Sull´Iraq è stato attento a non ripetere l´errore di George Bush quando annunciò trionfalmente «Mission accomplished» a pochi mesi dall´invasione. Ma il presidente in carica non può tagliare ogni continuità con il suo predecessore che, infatti, ha chiamato al telefono poco prima di parlare al paese: se da candidato attaccò l´invasione dell´Iraq come «sbagliata», ora Obama non può prenderne le distanze senza offendere la memoria dei 4.427 soldati americani che hanno perso la vita su quel fronte (più oltre 34.000 feriti e mutilati).
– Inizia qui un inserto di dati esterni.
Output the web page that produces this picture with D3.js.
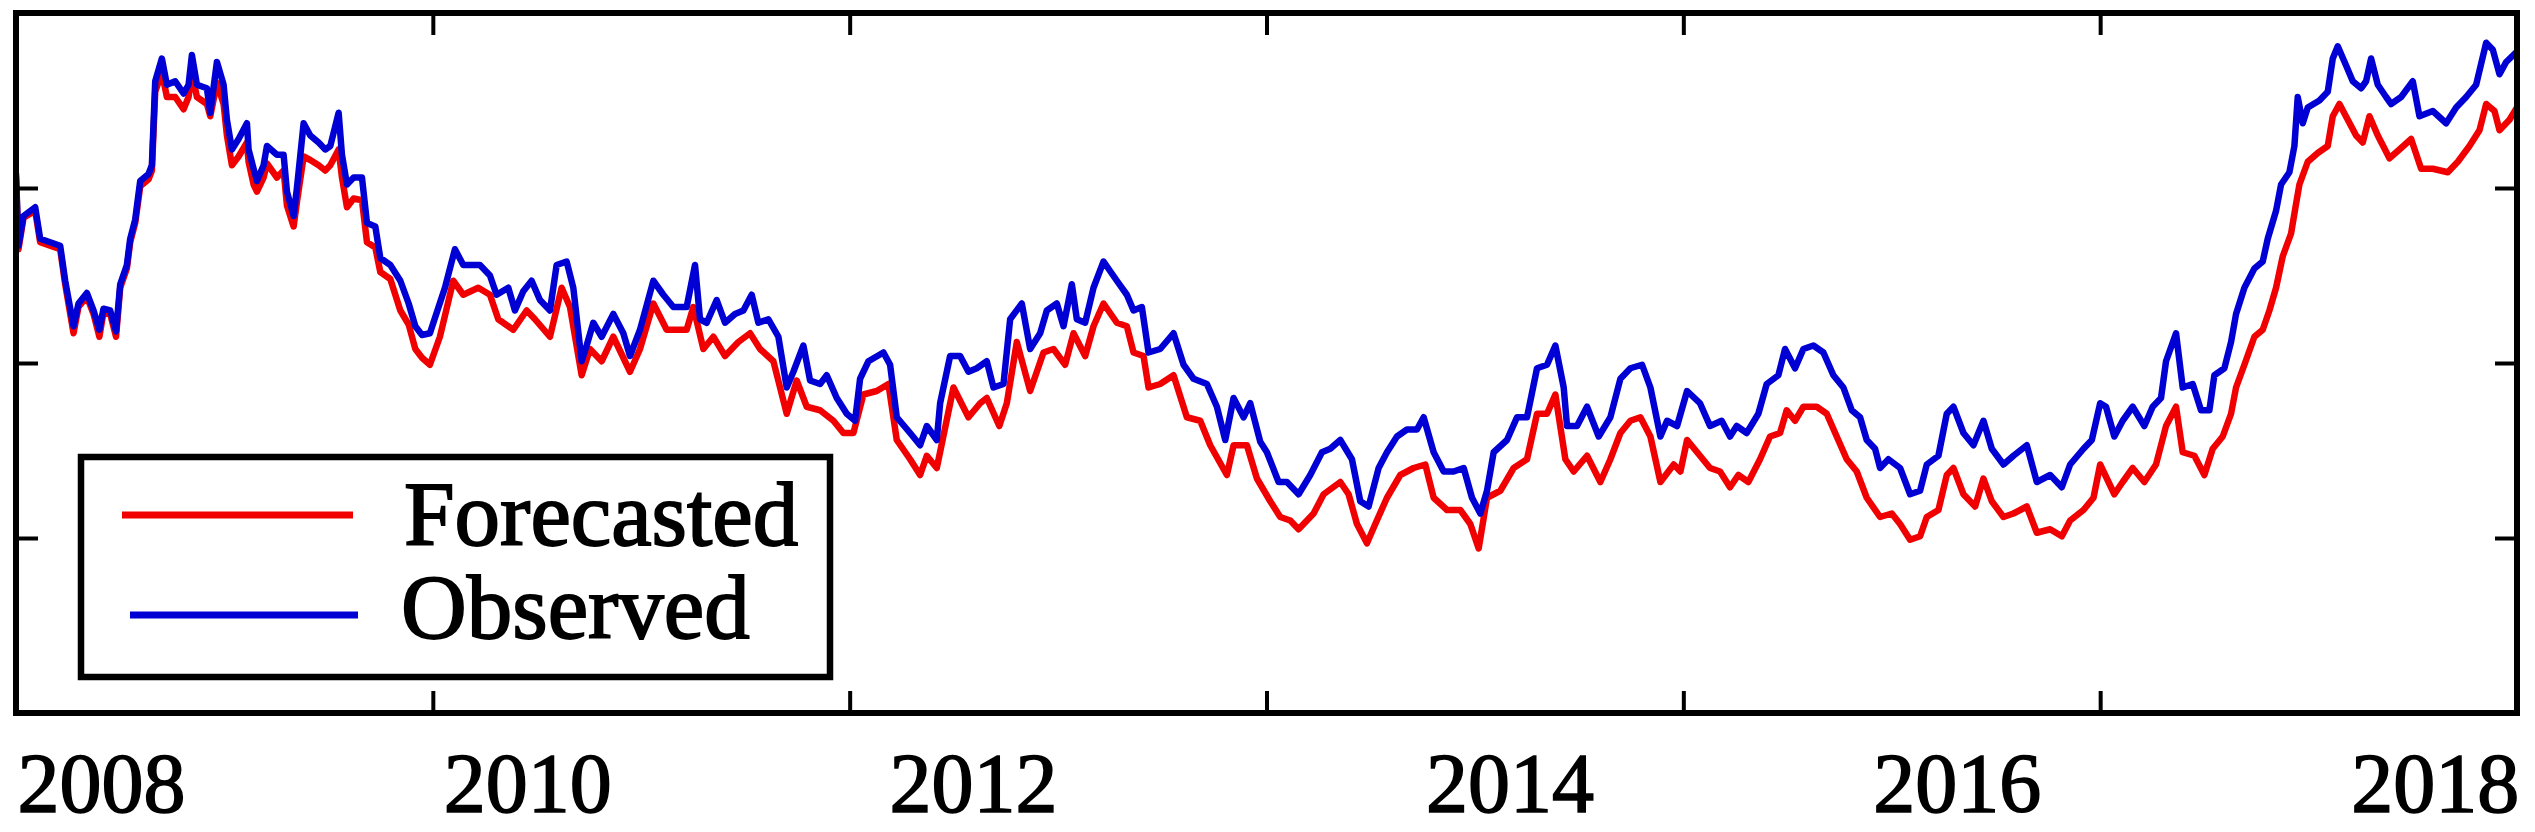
<!DOCTYPE html>
<html>
<head>
<meta charset="utf-8">
<script src="https://cdn.jsdelivr.net/npm/d3@7"></script>
<style>
  html, body { margin: 0; padding: 0; background: #ffffff; }
  svg { display: block; }
</style>
</head>
<body>
<svg id="chart" width="2535" height="832"></svg>
<script>
// ---- data (x: week index, y: value in axis units) ----
const observed = [[0,308],[0.6,267],[1.8,284],[4.6,289],[5.8,271],[8.2,269],[10.6,267],[11.8,247],[13.8,221],[15,234],[17,240],[18.6,230],[20,219],[21,231],[22.6,230],[24,218],[25,245],[26.6,256],[27.4,271],[28.6,282],[29.8,304],[31.8,308],[32.6,313],[33.4,361],[35,374],[36.2,359],[38.2,361],[40.2,354],[41.4,359],[42.2,376],[43.4,359],[45.8,357],[46.6,343],[48.2,372],[49.8,359],[50.6,339],[51.8,322],[53.4,328],[55.4,337],[55.8,322],[57,311],[57.8,304],[59.4,313],[60.2,324],[62.6,319],[64.2,319],[65,298],[66.6,284],[67.4,300],[69,337],[70.6,330],[72.6,326],[74.2,322],[75.4,324],[77.4,343],[78.2,319],[79.4,302],[81,306],[83,306],[84.2,280],[86.2,278],[87.4,260],[89.8,256],[92.2,247],[94.2,234],[95.8,221],[97.4,216],[99.3,217],[102.9,243],[105.3,265],[107.3,256],[111.3,256],[113.7,250],[115.3,239],[118.1,243],[119.7,230],[121.7,241],[123.7,247],[125.7,236],[128.1,230],[129.7,256],[132.1,258],[133.7,243],[135.7,201],[136.9,210],[138.5,223],[140.5,215],[143.3,228],[145.7,217],[147.3,204],[149.7,219],[152.9,247],[155.3,239],[157.7,232],[160.9,232],[162.9,256],[164.1,225],[165.7,223],[168.1,236],[170.1,223],[172.5,228],[174.5,230],[176.5,239],[178.1,223],[180.5,225],[182.9,215],[184.9,186],[186.5,195],[188.9,210],[190.5,190],[192.9,188],[194.5,193],[196.9,180],[199.3,171],[201.3,167],[202.5,191],[204.5,201],[208.1,206],[209.7,199],[211.3,169],[214.5,160],[216.9,153],[218.5,164],[220.9,156],[221.7,177],[224.1,204],[226.5,204],[228.5,195],[230.5,197],[232.9,201],[234.5,186],[236.9,188],[238.5,225],[241.3,234],[243.3,208],[245.7,217],[247.3,230],[249.7,234],[251.3,221],[253.3,245],[254.5,225],[256.5,223],[258.5,243],[260.9,258],[264.1,247],[266.5,239],[268.1,230],[270.1,232],[271.7,206],[274.5,208],[277.7,217],[280.1,199],[282.5,191],[285.7,188],[288.1,175],[290.1,156],[292.1,180],[294.5,169],[296.1,177],[298.5,155],[300.1,149],[302.9,132],[304.9,132],[307.7,125],[310.5,136],[313.3,149],[315.3,151],[317.7,156],[320.5,145],[322.5,121],[324.5,118],[326.9,140],[328.9,149],[331.3,158],[333.7,162],[336.1,162],[337.7,169],[340.1,149],[342.5,138],[344.9,138],[347.3,140],[349.3,123],[351.3,114],[352.9,127],[354.5,149],[357.7,156],[360.1,169],[362.5,169],[364.9,197],[367.3,199],[369.3,210],[371.3,186],[372.1,164],[374.5,164],[376.9,175],[379.7,158],[382.5,169],[384.9,191],[387.3,197],[390.1,199],[392.1,186],[394.5,158],[396.1,167],[398.5,164],[400.9,184],[404,177],[406.4,164],[409.2,167],[411.2,158],[412.8,164],[415.2,160],[418,171],[420,188],[422.8,193],[424.4,208],[426.8,197],[428.8,208],[431.2,210],[433.6,206],[436,193],[438.4,186],[440.4,173],[442.4,169],[444,156],[446,151],[447.2,140],[449.2,145],[452,140],[454.4,125],[456.8,127],[458.4,142],[461.2,147],[463.2,171],[464.8,175],[467.2,160],[469.6,153],[472,167],[474,151],[476.8,142],[479.2,147],[482.4,153],[484.8,132],[488,136],[490.8,129],[492.8,142],[496,151],[498,156],[500,177],[501.4,175],[503.4,158],[505.4,167],[507.8,175],[510.6,164],[512.6,175],[514.6,180],[515.8,201],[518.2,217],[519.8,186],[522.2,188],[524.2,173],[526.2,173],[527.4,193],[529.8,197],[531.4,212],[532.6,228],[534.6,243],[537,254],[539,258],[540.2,271],[542.2,287],[543.4,302],[545.4,309],[546.6,324],[547.4,352],[548.6,337],[549.8,346],[552.6,350],[554.6,355],[555.8,374],[557,381],[559,370],[560.6,361],[562.6,357],[563.8,361],[565,374],[566.6,359],[568.6,352],[569.8,348],[572.2,352],[575,361],[576.6,341],[579.8,344],[583,337],[585.4,346],[587.8,352],[590.2,359],[592.6,383],[594.2,379],[595.8,365],[597.4,372],[600,378]];

const forecasted = [[0,306],[0.6,265],[1.8,283],[4.6,287],[5.8,269],[8.2,267],[10.6,265],[11.8,245],[13.8,217],[15,232],[17,238],[18.6,228],[20,215],[21,229],[22.6,228],[24,215],[25,243],[26.6,254],[27.4,269],[28.6,280],[29.8,301],[31.8,305],[32.6,310],[33.4,355],[35,366],[36.2,352],[38.2,352],[40.2,345],[41.4,352],[42.2,366],[43.4,352],[45.8,348],[46.6,341],[48.2,360],[49.8,348],[50.6,330],[51.8,313],[53.4,318],[55.4,326],[55.8,315],[57,302],[57.8,298],[59.4,306],[60.2,314],[62.6,306],[64.2,310],[65,290],[66.6,278],[67.4,292],[69,318],[70.6,316],[72.6,313],[74.2,310],[75.4,313],[77.4,322],[78.2,306],[79.4,289],[81,294],[83,293],[84.2,269],[86.2,266],[87.4,252],[89.8,248],[92.2,230],[94.2,222],[95.8,208],[97.4,203],[99.3,199],[101.7,215],[104.9,247],[107.3,239],[110.9,243],[113.7,239],[115.7,225],[119.3,219],[122.5,230],[124.5,225],[128.1,215],[130.9,243],[132.9,232],[135.7,193],[137.7,208],[140.5,201],[143.3,215],[147.3,195],[149.7,208],[152.9,234],[156.1,219],[160.9,219],[162.5,232],[164.9,208],[167.3,215],[170.1,204],[173.3,212],[176.1,217],[178.5,208],[181.7,201],[184.9,171],[187.3,190],[189.7,175],[192.9,173],[196.1,167],[198.5,160],[200.9,160],[203.3,182],[206.5,184],[209.3,188],[211.3,156],[214.5,145],[216.9,136],[218.5,147],[220.9,140],[224.9,186],[228.5,169],[231.3,177],[232.9,180],[235.9,164],[237.7,177],[240.1,212],[243.3,184],[246.5,206],[248.9,208],[251.7,199],[253.7,217],[256.5,204],[258.5,221],[260.9,234],[264.1,223],[266.5,221],[268.1,206],[270.5,204],[271.7,186],[274.5,188],[277.7,193],[280.9,169],[284.1,167],[286.5,153],[290.5,136],[292.1,153],[295.3,153],[297.7,134],[300.9,121],[303.3,112],[305.7,110],[307.7,105],[311.3,114],[313.7,125],[317.7,132],[319.7,125],[321.7,108],[324.1,97],[326.1,108],[328.9,123],[332.1,136],[335.3,140],[338.1,142],[340.1,123],[343.3,116],[346.5,116],[348.9,108],[350.9,94],[352.9,123],[356.1,127],[359.3,140],[362.5,145],[364.9,171],[367.3,171],[369.3,182],[371.7,145],[373.7,138],[376.9,147],[380.1,132],[382.5,145],[384.9,160],[387.3,167],[389.7,169],[392.1,158],[394.5,132],[397.7,142],[399.3,138],[400.9,156],[404,147],[406.4,140],[408.8,138],[411.2,129],[413.2,136],[415.6,132],[418.4,145],[420.8,158],[423.2,160],[424.8,173],[426.8,167],[428.8,175],[432,175],[434.4,171],[436.8,158],[439.2,145],[441.6,138],[444,123],[447.2,112],[450,114],[452,108],[454.4,99],[456.8,101],[458.4,112],[461.2,116],[463.2,136],[464.8,140],[467.2,125],[470,118],[472,134],[474,121],[476.8,112],[479.2,114],[482.4,118],[484.8,103],[488,105],[490.8,101],[492.8,110],[496,116],[498.4,123],[500,142],[503.4,125],[505.4,132],[507.8,140],[510.6,132],[513.4,142],[515.8,164],[518.2,175],[519.8,149],[522.6,147],[525,136],[527,151],[529.4,158],[531.4,171],[532.6,186],[534.6,199],[537,215],[539,219],[540.6,230],[542.2,243],[543.8,261],[545.8,274],[547,291],[547.8,302],[549.8,315],[552.2,320],[554.6,324],[555.8,341],[557.4,348],[559.4,339],[561.4,330],[563,326],[564.6,341],[566.6,330],[569.4,317],[571.8,322],[574.6,328],[577,311],[579.8,311],[583.4,309],[585.8,315],[588.6,324],[591,333],[592.6,348],[594.6,344],[595.8,333],[598.2,339],[600,346]];

const xDomain = [0, 600];
const yDomain = [0, 400];
const xTickValues = [100, 200, 300, 400, 500];
const yTickValues = [100, 200, 300];
const yearLabels = ["2008", "2010", "2012", "2014", "2016", "2018"];
const yearLabelAt = [20.5, 122.8, 229.7, 358.4, 465.7, 580.4];
const seriesNames = ["Forecasted", "Observed"];
const seriesColors = ["#f00000", "#0000d4"];

// ---- layout ----
const L = 16, R = 2517, T = 13, B = 713;
const svg = d3.select("#chart");
svg.append("rect").attr("width", 2535).attr("height", 832).attr("fill", "#fff");

const x = d3.scaleLinear().domain(xDomain).range([L, R]);
const y = d3.scaleLinear().domain(yDomain).range([B, T]);

svg.append("defs").append("clipPath").attr("id", "plotclip")
  .append("rect").attr("x", L).attr("y", T).attr("width", R - L).attr("height", B - T);

const line = d3.line().x(d => x(d[0])).y(d => y(d[1])).curve(d3.curveLinear);

const plot = svg.append("g").attr("clip-path", "url(#plotclip)");
[forecasted, observed].forEach((s, i) => {
  plot.append("path").datum(s)
    .attr("d", line)
    .attr("fill", "none")
    .attr("stroke", seriesColors[i])
    .attr("stroke-width", 6.5)
    .attr("stroke-linejoin", "round")
    .attr("stroke-linecap", "round");
});

// ---- axes (inward ticks, no labels) ----
function styleAxis(g) {
  g.select(".domain").remove();
  g.selectAll(".tick line").attr("stroke", "#000").attr("stroke-width", 4);
  g.selectAll(".tick text").remove();
}
const TK = 22;
svg.append("g").attr("transform", `translate(0,${B})`)
  .call(d3.axisBottom(x).tickValues(xTickValues).tickSize(-TK).tickFormat("")).call(styleAxis);
svg.append("g").attr("transform", `translate(0,${T})`)
  .call(d3.axisTop(x).tickValues(xTickValues).tickSize(-TK).tickFormat("")).call(styleAxis);
svg.append("g").attr("transform", `translate(${L},0)`)
  .call(d3.axisLeft(y).tickValues(yTickValues).tickSize(-TK).tickFormat("")).call(styleAxis);
svg.append("g").attr("transform", `translate(${R},0)`)
  .call(d3.axisRight(y).tickValues(yTickValues).tickSize(-TK).tickFormat("")).call(styleAxis);

// frame
svg.append("rect").attr("x", L).attr("y", T).attr("width", R - L).attr("height", B - T)
  .attr("fill", "none").attr("stroke", "#000").attr("stroke-width", 6);

const FONT = "'Liberation Serif', 'Times New Roman', serif";

// year labels
svg.append("g").selectAll("text").data(yearLabels).join("text")
  .attr("x", (d, i) => x(yearLabelAt[i]))
  .attr("y", 812)
  .attr("text-anchor", "middle")
  .attr("font-family", FONT)
  .attr("font-size", 84)
  .attr("fill", "#000")
  .attr("stroke", "#000").attr("stroke-width", 1.6)
  .text(d => d);

// legend
const lg = svg.append("g");
lg.append("rect").attr("x", 81).attr("y", 457).attr("width", 749).attr("height", 220)
  .attr("fill", "#fff").attr("stroke", "#000").attr("stroke-width", 6.5);
const legendRows = [
  {x1: 122, x2: 353, ly: 515, tx: 404, ty: 545},
  {x1: 130, x2: 358, ly: 615, tx: 401, ty: 638}
];
legendRows.forEach((r, i) => {
  lg.append("line").attr("x1", r.x1).attr("x2", r.x2).attr("y1", r.ly).attr("y2", r.ly)
    .attr("stroke", seriesColors[i]).attr("stroke-width", 7);
  lg.append("text").attr("x", r.tx).attr("y", r.ty)
    .attr("font-family", FONT)
    .attr("font-size", 91).attr("fill", "#000")
    .attr("stroke", "#000").attr("stroke-width", 1.8)
    .text(seriesNames[i]);
});
</script>
</body>
</html>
«Rendo omaggio al milione mezzo di americani in uniforme che hanno servito in Iraq. Sono fiero di essere il vostro comandante capo, avete fatto un lavoro straordinario». Poi l´appello ai dirigenti iracheni: «È ora che facciate un passo avanti, che prendiate in mano voi la sicurezza del paese». Un´allusione alle faide interne che impediscono la formazione di un nuovo governo da marzo.
È essenziale che funzionino le istituzioni locali, ha detto Obama, perché lui manterrà anche l´altra promessa: «Il ritiro entro la fine del 2011 dei soldati rimanenti», quei 50.000 militari Usa che tuttora restano in Iraq anche se ufficialmente in posizioni di supporto e addestramento. Un ritiro indispensabile per «spostare risorse verso il rilancio dell´economia, la priorità assoluta», in un´America stremata dal costo delle guerre. Muovendosi su un sentiero stretto, per non contraddire le sue critiche a Bush ma non delegittimare il lavoro fatto in Iraq, Obama ha proseguito: «L´Iraq ora ha l´opportunità di costruirsi un futuro migliore, e l´America è più sicura». Ha elencato i compiti che rimangono e giustificano per oltre un anno i 50.000 soldati rimanenti, «alcuni dei quali stanno partendo oggi per l´Iraq». Obama ha spiegato: «Abbiamo lavorato troppo per lasciare l´opera incompiuta. In Iraq è cruciale continuare ad assistere le forze di sicurezza locali. Poi dobbiamo proteggere il nostro personale civile, diplomatici e specialisti degli aiuti umanitari che affiancano gli sforzi del popolo iracheno per ricostruire il paese». Non è un addio, è una nuova fase della presenza americana in Iraq che si apre. Uno sforzo senza precedenti assegnato al personale civile, sotto la guida di Hillary Clinton.
Una finzione sottile. «Che accadrà se al Qaeda dovesse riprendere ad attaccare i nostri ragazzi rimasti là?», si è chiesto ieri Paul Bremer che fu plenipotenziario di Bush in Iraq. Sulle contraddizioni di Obama si è scatenata l´opposizione. Il capo dei repubblicani alla Camera, John Boehner, ha rivangato le posizioni di Obama in campagna elettorale: «Prima si oppose con tutte le sue forze alla strategia del potenziamento militare, oggi si vanta dei risultati come fossero merito suo». Non aiuta Obama il fatto che il suo segretario alla Difesa, Robert Gates, sia repubblicano: l´unico membro dell´Amministrazione Bush riconfermato. Proprio Gates ieri mattina, parlando all´American Legion a Milwaukee, ha rivendicato una continuità di strategie fra le due guerre, l´Iraq e l´Afghanistan, l´escalation di Bush e l´escalation di Obama (che ha portato a 100.000 gli uomini sul suolo afgano). Un nesso inevitabile, e al tempo stesso insopportabile per Obama che ha sempre cercato di evitare l´amalgama tra le due guerre. «In Afghanistan siamo a caccia di al Qaeda - ha precisato in serata il presidente - cioè dei terroristi che attaccarono l´America e continuano a tramare contro di noi. Dopo l´11 settembre questa nazione si è unita nella promessa che non lasceremo ripetere una simile aggressione. Siamo a caccia di coloro che hanno perpetrato quel crimine e non gli daremo tregua».